The S&P 500 closed above 7,500 last week for the first time in the index’s history, extending a seven-week winning streak. Crestwood Advisors’ May market update reported that 84 percent of S&P 500 companies beat first-quarter 2026 earnings estimates, the strongest beat rate since the second quarter of 2021. Technology stocks led the rally. The seven-week run has come against a backdrop that includes elevated oil prices, ongoing conflict in the Middle East, and continued uncertainty about the Federal Reserve’s path on interest rates. None of it has moved the index off its trajectory, at least not yet.
In the late 1990s, the Nasdaq climbed through the Asian financial crisis in 1997, the Russian debt default in 1998, and the Kosovo conflict in 1999, all within roughly eighteen months. The correction arrived in March 2000 and erased about 78 percent of the index’s value over the following two and a half years. Markets and the events surrounding them aren’t always synchronized. Then they are.
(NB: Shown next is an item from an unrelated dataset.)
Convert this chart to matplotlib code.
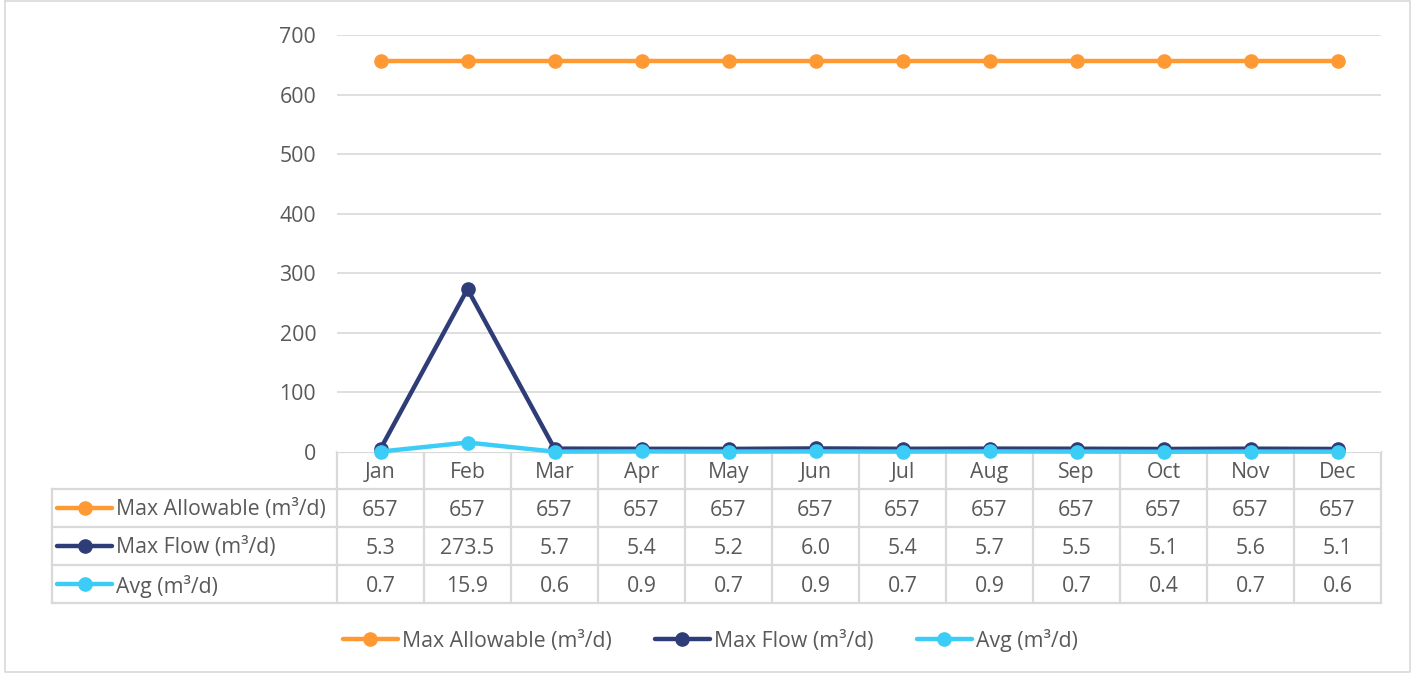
import matplotlib
matplotlib.use("Agg")
import matplotlib.pyplot as plt

months = ["Jan", "Feb", "Mar", "Apr", "May", "Jun", "Jul", "Aug", "Sep", "Oct", "Nov", "Dec"]
max_allowable = [657, 657, 657, 657, 657, 657, 657, 657, 657, 657, 657, 657]
max_flow = [5.3, 273.5, 5.7, 5.4, 5.2, 6.0, 5.4, 5.7, 5.5, 5.1, 5.6, 5.1]
avg_flow = [0.7, 15.9, 0.6, 0.9, 0.7, 0.9, 0.7, 0.9, 0.7, 0.4, 0.7, 0.6]
series_names = ["Max Allowable (m³/d)", "Max Flow (m³/d)", "Avg (m³/d)"]
series_labels = [[f"{v:.0f}" for v in max_allowable],
                 [f"{v:.1f}" for v in max_flow],
                 [f"{v:.1f}" for v in avg_flow]]
yticks = [0, 100, 200, 300, 400, 500, 600, 700]

colors = ["#FF9933", "#2E3D78", "#3CCDF7"]
TXT = "#595959"
GRID = "#D9D9D9"
FONT = ["Open Sans", "DejaVu Sans"]
FS = 15.3
plt.rcParams['font.family'] = FONT

W, H = 1413, 675
fig = plt.figure(figsize=(W / 100, H / 100), dpi=100)

L, R, T, B = 337, 1381, 35, 452
ax = fig.add_axes([L / W, 1 - B / H, (R - L) / W, (B - T) / H])
ax.set_xlim(-0.5, 11.5)
ax.set_ylim(0, 700)
for s in ax.spines.values():
    s.set_visible(False)
ax.set_yticks(yticks)
ax.set_yticklabels([str(v) for v in yticks])
ax.tick_params(axis='y', length=0, pad=15, labelsize=FS, labelcolor=TXT)
ax.tick_params(axis='x', length=0, labelbottom=False)
ax.set_xticks([])
for v in yticks[1:]:
    ax.axhline(v, color=GRID, lw=1.2, zorder=0)

x = list(range(12))
for vals, c, n in zip([max_allowable, max_flow, avg_flow], colors, series_names):
    ax.plot(x, vals, color=c, lw=3.2, marker='o', markersize=9.5, label=n,
            solid_capstyle='round', zorder=3, clip_on=False)

# overlay in pixel coordinates for table
ov = fig.add_axes([0, 0, 1, 1], zorder=-1)
ov.set_xlim(0, W)
ov.set_ylim(H, 0)
ov.axis('off')

colw = (R - L) / 12
rows = [452, 489, 527, 565, 603]
lc = "#D9D9D9"
lw = 1.6
dy = 2
ov.plot([L, R], [rows[0], rows[0]], color=lc, lw=lw)
for yy in rows[1:]:
    ov.plot([52, R], [yy, yy], color=lc, lw=lw)
for k in range(13):
    xx = L + k * colw
    ov.plot([xx, xx], [rows[0], rows[-1]], color=lc, lw=lw)
ov.plot([52, 52], [rows[1], rows[-1]], color=lc, lw=lw)

for i, m in enumerate(months):
    cx = L + (i + 0.5) * colw
    ov.text(cx, (rows[0] + rows[1]) / 2 + dy, m, ha='center', va='center', fontsize=FS, color=TXT)
    for r in range(3):
        cy = (rows[r + 1] + rows[r + 2]) / 2 + dy
        ov.text(cx, cy, series_labels[r][i], ha='center', va='center', fontsize=FS, color=TXT)

for r in range(3):
    cy = (rows[r + 1] + rows[r + 2]) / 2
    ov.plot([57, 112], [cy, cy], color=colors[r], lw=3.2, solid_capstyle='round')
    ov.plot([85], [cy], marker='o', color=colors[r], markersize=9.5)
    ov.text(116, cy + dy, series_names[r], ha='left', va='center', fontsize=FS, color=TXT)

leg_y = 639
leg_x = [343, 655, 917]
for r in range(3):
    x0 = leg_x[r]
    ov.plot([x0, x0 + 55], [leg_y, leg_y], color=colors[r], lw=3.2, solid_capstyle='round')
    ov.plot([x0 + 27], [leg_y], marker='o', color=colors[r], markersize=9.5)
    ov.text(x0 + 59, leg_y + dy, series_names[r], ha='left', va='center', fontsize=FS, color=TXT)

ov.plot([5, 5, 1410, 1410, 5], [1, 672, 672, 1, 1], color=lc, lw=1.2)

fig.savefig("out.png", dpi=100)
And one more thing worth reading.
Glenn Suttner wrote about a retirement savings rule most couples don’t know exists in “The Spousal IRA Contribution”. The piece explains that a working spouse can legally fund an IRA for a non-working partner, up to $8,000 this year for spouses over fifty, even if the receiving spouse has earned no income. Glenn traces the rule to a 1996 law, runs the math on what a couple loses by skipping it for seven years, and identifies why the information stays invisible: nobody in a position to tell people gets paid to do it. “This is the part that makes me angry,” he writes, “in the quiet, controlled way I get angry about financial information being technically public and functionally invisible.” The rule has been in the tax code since 1997. A lot of couples still don’t know it’s there.
It is Monday. A drone reached a nuclear power plant in Abu Dhabi. Ukraine struck Moscow on a scale that has grown large enough to seem almost routine in a war now in its fifth year. Amnesty counted 2,707 confirmed executions in 2025, the most since Ronald Reagan’s first term. An asteroid passed safely at one-quarter the distance to the moon. The market hit a record. That’s the day.